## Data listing
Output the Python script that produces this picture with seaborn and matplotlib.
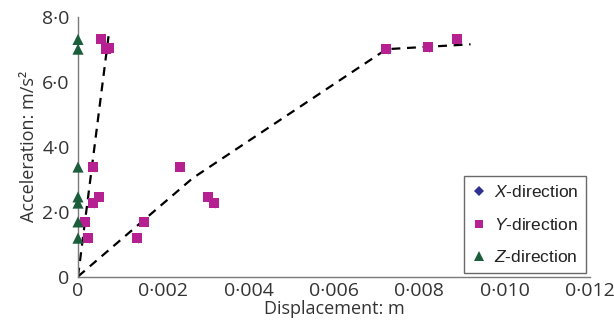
import matplotlib
matplotlib.use("Agg")
import matplotlib.pyplot as plt
import seaborn as sns
import pandas as pd
from matplotlib.lines import Line2D
from matplotlib.ticker import FuncFormatter

sns.set_style("white")
plt.rcParams['font.family'] = ['Open Sans', 'DejaVu Sans']
plt.rcParams['mathtext.fontset'] = 'custom'
plt.rcParams['mathtext.rm'] = 'Liberation Sans'
plt.rcParams['mathtext.it'] = 'Liberation Sans:italic'

# ---- data ----
y_disp = [0.00054, 0.00065, 0.00073, 0.00036, 0.00049, 0.00035, 0.00017, 0.00023,
          0.00154, 0.00138, 0.00239, 0.00304, 0.00318, 0.00723, 0.00820, 0.00889]
y_acc = [7.31, 7.00, 7.03, 3.37, 2.45, 2.26, 1.68, 1.18,
         1.68, 1.18, 3.37, 2.45, 2.26, 7.00, 7.06, 7.30]

x_disp = [0.00058, 0.00069, 0.00077, 0.00040, 0.00053, 0.00039, 0.00021, 0.00027,
          0.00158, 0.00142, 0.00243, 0.00308, 0.00322, 0.00727, 0.00824, 0.00893]
x_acc = [7.25, 6.94, 6.97, 3.31, 2.39, 2.20, 1.62, 1.12,
         1.62, 1.12, 3.31, 2.39, 2.20, 6.94, 7.00, 7.24]

z_disp = [0.0, 0.0, 0.0, 0.0, 0.0, 0.0, 0.0]
z_acc = [7.30, 7.00, 3.37, 2.45, 2.26, 1.68, 1.18]

fit1_disp = [0.0, 0.00073]
fit1_acc = [0.0, 7.55]
fit2_disp = [0.0, 0.00269, 0.00723, 0.00920]
fit2_acc = [0.0, 3.03, 7.00, 7.15]

x_ticks = [0, 0.002, 0.004, 0.006, 0.008, 0.010, 0.012]
y_ticks = [0, 2, 4, 6, 8]

c_x = '#2E3192'
c_y = '#B52190'
c_z = '#1B5E3B'
gray = '#333333'

fig = plt.figure(figsize=(6.14, 3.29), dpi=100)
ax = fig.add_axes([78/614, 1-276.5/329, (590-78)/614, (276.5-16.7)/329])

sns.lineplot(x=fit1_disp, y=fit1_acc, ax=ax, color='black', lw=1.6,
             linestyle=(0, (4, 3)), sort=False, zorder=2)
sns.lineplot(x=fit2_disp, y=fit2_acc, ax=ax, color='black', lw=1.6,
             linestyle=(0, (4, 3)), sort=False, zorder=2)

sns.scatterplot(x=x_disp, y=x_acc, ax=ax, marker='D', s=12, color=c_x,
                edgecolor='none', linewidth=0, zorder=3, clip_on=False)
sns.scatterplot(x=y_disp, y=y_acc, ax=ax, marker='s', s=52, color=c_y,
                edgecolor='none', linewidth=0, zorder=4, clip_on=False)
sns.scatterplot(x=z_disp, y=z_acc, ax=ax, marker='^', s=64, color=c_z,
                edgecolor='none', linewidth=0, zorder=5, clip_on=False)

ax.set_xlim(0, 0.012)
ax.set_ylim(0, 8)
ax.set_xticks(x_ticks)
ax.set_yticks(y_ticks)

def fmt_x(v, p):
    return '0' if abs(v) < 1e-12 else f'{v:.3f}'.replace('.', '\u00b7')

def fmt_y(v, p):
    return '0' if abs(v) < 1e-12 else f'{v:.1f}'.replace('.', '\u00b7')

ax.xaxis.set_major_formatter(FuncFormatter(fmt_x))
ax.yaxis.set_major_formatter(FuncFormatter(fmt_y))

for s in ['top', 'right']:
    ax.spines[s].set_visible(False)
for s in ['left', 'bottom']:
    ax.spines[s].set_color('#7a7a7a')
    ax.spines[s].set_linewidth(1.0)

ax.tick_params(axis='x', direction='in', length=6, width=0.8, color='#cccccc',
               labelsize=14, labelcolor=gray, pad=4)
ax.tick_params(axis='y', direction='in', length=6, width=0.8, color='#7a7a7a',
               labelsize=14, labelcolor=gray, pad=6)

ax.set_xlabel('Displacement: m', fontsize=13, color=gray, labelpad=0)
ax.set_ylabel('Acceleration: m/s\u00b2', fontsize=13, color=gray, labelpad=3)

handles = [
    Line2D([], [], marker='D', ls='none', color=c_x, markersize=5, markeredgewidth=0),
    Line2D([], [], marker='s', ls='none', color=c_y, markersize=6, markeredgewidth=0),
    Line2D([], [], marker='^', ls='none', color=c_z, markersize=6.5, markeredgewidth=0),
]
labels = [r'$\it{X}$-direction', r'$\it{Y}$-direction', r'$\it{Z}$-direction']
leg = fig.legend(handles, labels, loc='lower right',
                 bbox_to_anchor=(586/614, 1-273/329), bbox_transform=fig.transFigure,
                 frameon=True, fancybox=False, borderaxespad=0,
                 prop={'family': 'Liberation Sans', 'size': 12.5},
                 labelspacing=0.95, handlelength=0.8, handletextpad=0.45,
                 borderpad=0.45, edgecolor='#444444')
leg.get_frame().set_linewidth(1.0)
for t in leg.get_texts():
    t.set_color('#222222')

fig.savefig('out.png', dpi=100)
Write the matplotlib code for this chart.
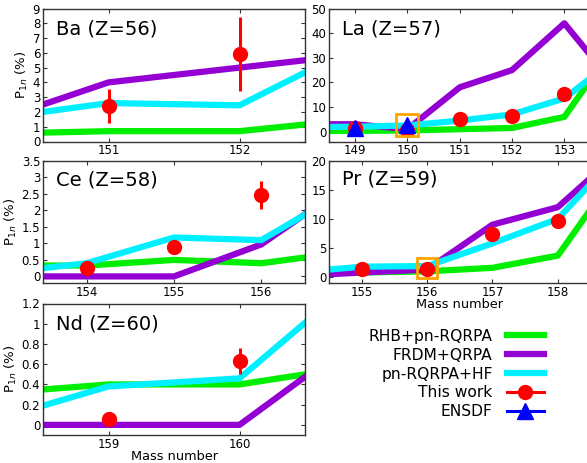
import matplotlib
matplotlib.use("Agg")
import matplotlib.pyplot as plt
from matplotlib.lines import Line2D
from matplotlib.ticker import FuncFormatter, MultipleLocator

# ---------------- data ----------------
# Ba (Z=56)
ba_mass = [150, 151, 152, 153]
ba_rhb = [0.5, 0.7, 0.7, 1.6]
ba_frdm = [1.0, 4.0, 5.0, 6.0]
ba_hf = [1.4, 2.6, 2.45, 6.9]
ba_exp_mass = [151, 152]
ba_exp = [2.4, 5.9]
ba_exp_err = [1.15, 2.5]

# La (Z=57)
la_mass = [148, 149, 150, 151, 152, 153, 154]
la_rhb = [0.3, 0.3, 0.5, 1.0, 1.5, 6.0, 36.0]
la_frdm = [3.0, 3.0, 1.0, 18.0, 25.0, 44.0, 18.0]
la_hf = [1.8, 2.0, 2.5, 4.5, 7.0, 13.5, 30.0]
la_exp_mass = [149, 150, 151, 152, 153]
la_exp = [1.3, 0.8, 5.2, 6.3, 15.2]
la_ensdf_mass = [149, 150]
la_ensdf = [1.4, 2.7]

# Ce (Z=58)
ce_mass = [153, 154, 155, 156, 157]
ce_rhb = [0.33, 0.33, 0.5, 0.4, 0.75]
ce_frdm = [0.0, 0.0, 0.0, 0.97, 2.8]
ce_hf = [0.1, 0.4, 1.18, 1.1, 2.65]
ce_exp_mass = [154, 155, 156]
ce_exp = [0.25, 0.9, 2.47]
ce_exp_err = [0.0, 0.0, 0.42]

# Pr (Z=59)
pr_mass = [154, 155, 156, 157, 158, 159]
pr_rhb = [0.6, 0.8, 1.0, 1.6, 3.7, 19.5]
pr_frdm = [0.2, 0.8, 1.3, 9.0, 12.0, 22.0]
pr_hf = [0.8, 1.8, 1.9, 5.8, 10.0, 22.0]
pr_exp_mass = [155, 156, 157, 158]
pr_exp = [1.4, 1.45, 7.4, 9.6]

# Nd (Z=60)
nd_mass = [158, 159, 160, 161]
nd_rhb = [0.3, 0.4, 0.4, 0.6]
nd_frdm = [0.0, 0.0, 0.0, 0.95]
nd_hf = [0.0, 0.38, 0.46, 1.56]
nd_exp_mass = [159, 160]
nd_exp = [0.06, 0.63]
nd_exp_err = [0.0, 0.13]

# highlighted (boxed) points
box_la = (150, 2.6)
box_pr = (156, 1.6)

legend_labels = ["RHB+pn-RQRPA", "FRDM+QRPA", "pn-RQRPA+HF", "This work", "ENSDF"]

# ---------------- style ----------------
C_RHB = "#00ee00"
C_FRDM = "#9400d3"
C_HF = "#00f0ff"
C_EXP = "#ff0000"
C_ENSDF = "#0000ff"
C_BOX = "#ffa500"
LW = 4.5

W, H = 587, 463
fig = plt.figure(figsize=(W / 100, H / 100), dpi=100)
plt.rcParams["font.family"] = ["DejaVu Sans"]


def axpos(left, top, right, bottom):
    return [left / W, 1 - bottom / H, (right - left) / W, (bottom - top) / H]


def style(ax, xlim, ylim, ystep, ylabel=False, xlabel=False, xticks=None):
    ax.set_xlim(*xlim)
    ax.set_ylim(*ylim)
    ax.yaxis.set_major_locator(MultipleLocator(ystep))
    ax.yaxis.set_major_formatter(FuncFormatter(lambda v, p: "%g" % round(v, 6)))
    if xticks is not None:
        ax.set_xticks(xticks)
    ax.tick_params(direction="in", top=True, right=True, length=3, width=0.8,
                   labelsize=8.5, pad=2, color="#333333")
    for s in ax.spines.values():
        s.set_color("#333333")
        s.set_linewidth(1.0)
    if ylabel:
        ax.set_ylabel("P$_{1n}$ (%)", fontsize=9.5, labelpad=2)
    if xlabel:
        ax.set_xlabel("Mass number", fontsize=9.3, labelpad=-0.8)


def theory(ax, m, rhb, frdm, hf):
    ax.plot(m, rhb, color=C_RHB, lw=LW, zorder=2)
    ax.plot(m, frdm, color=C_FRDM, lw=LW, zorder=2)
    ax.plot(m, hf, color=C_HF, lw=LW, zorder=2)


def label(ax, txt):
    ax.text(0.05, 0.845, txt, transform=ax.transAxes, fontsize=14,
            va="center", ha="left")


def exp(ax, m, v, err=None):
    if err is not None:
        ax.errorbar(m, v, yerr=err, fmt="o", color=C_EXP, ms=10, elinewidth=2.2,
                    capsize=0, zorder=4)
    else:
        ax.plot(m, v, "o", color=C_EXP, ms=10, zorder=4)


# Ba
ax = fig.add_axes(axpos(43, 8.5, 305, 141.5))
theory(ax, ba_mass, ba_rhb, ba_frdm, ba_hf)
exp(ax, ba_exp_mass, ba_exp, ba_exp_err)
style(ax, (150.5, 152.5), (0, 9), 1, ylabel=True, xticks=[151, 152])
label(ax, "Ba (Z=56)")

# La
ax = fig.add_axes(axpos(329, 8.5, 590.5, 141.5))
theory(ax, la_mass, la_rhb, la_frdm, la_hf)
exp(ax, la_exp_mass, la_exp)
ax.plot(la_ensdf_mass, la_ensdf, "^", color=C_ENSDF, ms=11, zorder=5)
ax.plot([box_la[0]], [box_la[1]], "s", mfc="none", mec=C_BOX, mew=2, ms=16, zorder=6)
style(ax, (148.5, 153.5), (-4, 50), 10, xticks=[149, 150, 151, 152, 153])
label(ax, "La (Z=57)")

# Ce
ax = fig.add_axes(axpos(43, 161, 305, 283))
theory(ax, ce_mass, ce_rhb, ce_frdm, ce_hf)
exp(ax, ce_exp_mass, ce_exp, ce_exp_err)
style(ax, (153.5, 156.5), (-0.2, 3.5), 0.5, ylabel=True, xticks=[154, 155, 156])
label(ax, "Ce (Z=58)")

# Pr
ax = fig.add_axes(axpos(329, 160.5, 590.5, 283))
theory(ax, pr_mass, pr_rhb, pr_frdm, pr_hf)
exp(ax, pr_exp_mass, pr_exp)
ax.plot([box_pr[0]], [box_pr[1]], "s", mfc="none", mec=C_BOX, mew=2, ms=15, zorder=6)
style(ax, (154.5, 158.5), (-1, 20), 5, xlabel=True, xticks=[155, 156, 157, 158])
label(ax, "Pr (Z=59)")

# Nd
ax = fig.add_axes(axpos(43, 303.5, 305, 435))
theory(ax, nd_mass, nd_rhb, nd_frdm, nd_hf)
exp(ax, nd_exp_mass, nd_exp, nd_exp_err)
style(ax, (158.5, 160.5), (-0.1, 1.2), 0.2, ylabel=True, xlabel=True, xticks=[159, 160])
label(ax, "Nd (Z=60)")

# Legend
handles = [
    Line2D([], [], color=C_RHB, lw=LW),
    Line2D([], [], color=C_FRDM, lw=LW),
    Line2D([], [], color=C_HF, lw=LW),
    Line2D([], [], color=C_EXP, lw=2.2, marker="o", ms=10),
    Line2D([], [], color=C_ENSDF, lw=2.2, marker="^", ms=12),
]
fig.legend(handles, legend_labels, loc="center right",
           bbox_to_anchor=(544 / W, 1 - 374 / H), frameon=False,
           markerfirst=False, fontsize=11.2, handlelength=2.4,
           handletextpad=0.9, labelspacing=0.25, borderpad=0, borderaxespad=0)

fig.savefig("out.png", dpi=100)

## What the task requires
Quote the data above exactly from the line with "Write the matplotlib code for this chart." to the line with "nd_exp_err = [0.0, 0.13]", both ends counted, and nothing else. Pictures don't go in.

## Problem solution
Write the matplotlib code for this chart.
import matplotlib
matplotlib.use("Agg")
import matplotlib.pyplot as plt
from matplotlib.lines import Line2D
from matplotlib.ticker import FuncFormatter, MultipleLocator

# ---------------- data ----------------
# Ba (Z=56)
ba_mass = [150, 151, 152, 153]
ba_rhb = [0.5, 0.7, 0.7, 1.6]
ba_frdm = [1.0, 4.0, 5.0, 6.0]
ba_hf = [1.4, 2.6, 2.45, 6.9]
ba_exp_mass = [151, 152]
ba_exp = [2.4, 5.9]
ba_exp_err = [1.15, 2.5]

# La (Z=57)
la_mass = [148, 149, 150, 151, 152, 153, 154]
la_rhb = [0.3, 0.3, 0.5, 1.0, 1.5, 6.0, 36.0]
la_frdm = [3.0, 3.0, 1.0, 18.0, 25.0, 44.0, 18.0]
la_hf = [1.8, 2.0, 2.5, 4.5, 7.0, 13.5, 30.0]
la_exp_mass = [149, 150, 151, 152, 153]
la_exp = [1.3, 0.8, 5.2, 6.3, 15.2]
la_ensdf_mass = [149, 150]
la_ensdf = [1.4, 2.7]

# Ce (Z=58)
ce_mass = [153, 154, 155, 156, 157]
ce_rhb = [0.33, 0.33, 0.5, 0.4, 0.75]
ce_frdm = [0.0, 0.0, 0.0, 0.97, 2.8]
ce_hf = [0.1, 0.4, 1.18, 1.1, 2.65]
ce_exp_mass = [154, 155, 156]
ce_exp = [0.25, 0.9, 2.47]
ce_exp_err = [0.0, 0.0, 0.42]

# Pr (Z=59)
pr_mass = [154, 155, 156, 157, 158, 159]
pr_rhb = [0.6, 0.8, 1.0, 1.6, 3.7, 19.5]
pr_frdm = [0.2, 0.8, 1.3, 9.0, 12.0, 22.0]
pr_hf = [0.8, 1.8, 1.9, 5.8, 10.0, 22.0]
pr_exp_mass = [155, 156, 157, 158]
pr_exp = [1.4, 1.45, 7.4, 9.6]

# Nd (Z=60)
nd_mass = [158, 159, 160, 161]
nd_rhb = [0.3, 0.4, 0.4, 0.6]
nd_frdm = [0.0, 0.0, 0.0, 0.95]
nd_hf = [0.0, 0.38, 0.46, 1.56]
nd_exp_mass = [159, 160]
nd_exp = [0.06, 0.63]
nd_exp_err = [0.0, 0.13]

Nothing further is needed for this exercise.